Boycotting Thiel’s interests, especially if you were to include investments made by venture capital firms in which he is a partner, would be much more difficult than just canceling one account. If a protester wanted to make absolutely sure that they were not directly or indirectly benefiting Thiel, they’d need to quit Facebook, avoid making transactions using credit card processor Stripe, stop listening to Spotify, carry a list of thousands of Y Combinator companies, and move somewhere other than the United States (without booking an Airbnb). Because Thiel is deeply tied to many of Silicon Valley’s most popular products:
Facebook: Thiel was the company’s first outside investor.
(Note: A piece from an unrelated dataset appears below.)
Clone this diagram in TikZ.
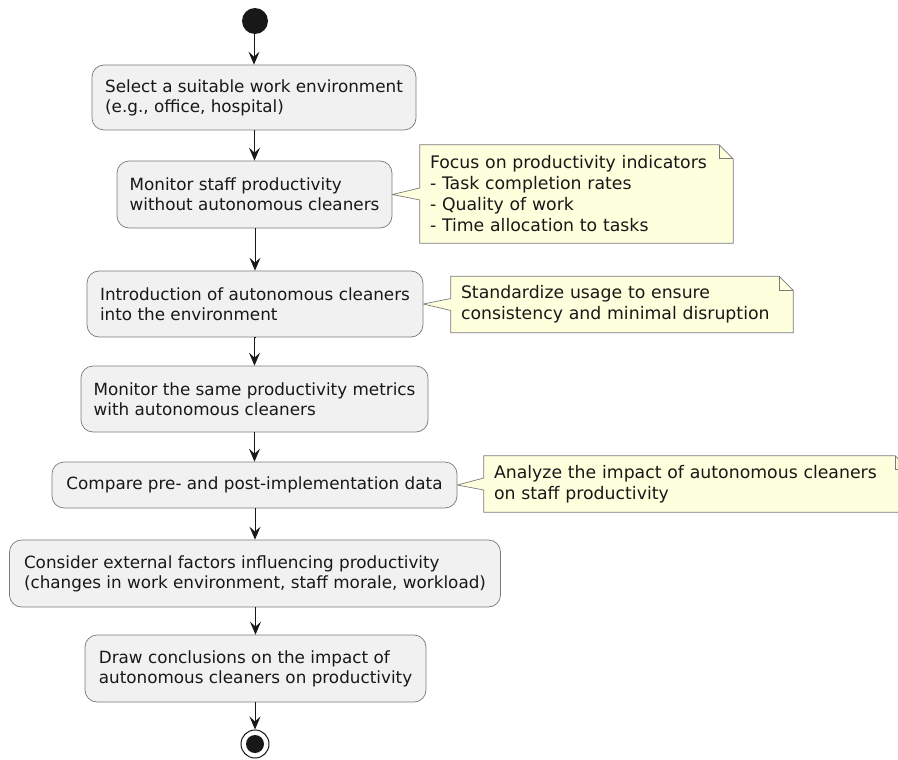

Though he unloaded most of his Facebook stock in 2012, he’s still a major stakeholder in the company and sits on its board.
Founders Fund companies: Founders Fund, the venture capital fund that Thiel cofounded, has invested in more than more than 150 companies. It led a $200 million round for Airbnb in 2012, and has also funded Spotify, ZocDoc, and Lyft. It has a stake in Asana, which many offices use to coordinate projects, and Stripe, a credit card processor used by Twitter, Kickstarter, Shopify, Salesforce, Lyft, Blue Apron, Adidas, OpenTable, Best Buy and “thousands of businesses.” And NPR.
Y Combinator companies: Thiel is a part-time partner at the incubator, which takes a stake in young companies in exchange for its mentorship program. Y Combinator has thousands of alumni companies. Its president, Sam Altman, has said that he will not fire Thiel[/url], and that cutting ties with opposing views leads to extremism.
Palantir: Thiel is the cofounder and chairman of the company, which has sold shares at a $20 billion valuation. Not much to boycott here, though—Palantir makes data analysis software that it sells to customers like the FBI. Which means, of course, that even if you somehow manage to avoid patronizing businesses that directly or indirectly make Thiel richer, you won’t be able to say the same for how your tax dollars are spent.